I am not sure I understand what you mean here, could you please clarify? In the variant currently suggested the whole building of structure responsible for parameter copy is already done solely at init time. Shader/preshader full constant structure is not stored anymore. There is still an array of parameters and constant description left which is currently used in effect.c code for setting sampler states. This could easily be optimized further by not storing the parameters other than samplers and storing just register index instead of the whole constant descs for them, but this looked as a separate step to me not fully related to this patch. Or probably I am misunderstanding your point here.

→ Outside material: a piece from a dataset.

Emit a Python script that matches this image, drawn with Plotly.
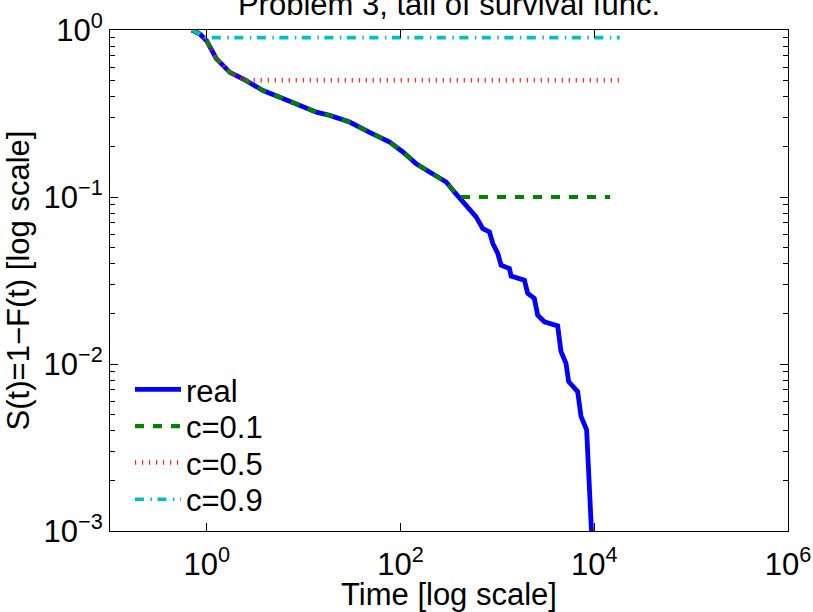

Yeah, that can and should certainly be a separate patch. What I mean is storing the structs d3dx_const_copy_state you compute in set_constants() (as they are right before actually setting the values) in struct d3dx_const_tab in place of the structs d3dx_const_param_set you use to generate them. Does it make sense?
BTW the coalescing you currently do in add_const_set() could be potentially done as a separate pass after you generate all the "d3dx_const_copy_state-like" structures (but still at init time), which might be simpler.
It can be done as a separate pass, but why? In my understanding it will result just in bigger intermediate array and a few more lines of code. I will need to do all the same but not at once when getting an "copy request" but from scanning the pre-stored array. Or am I missing something?
No, that's right. It is just an alternative option which I mentioned because it might be simpler or more powerful (e.g. it makes possible to coalesce multiple copies which are not next to each other - it probably wouldn't help much at the moment since you can't coalesce accesses from multiple parameters) in some case. Feel free to take or ignore it.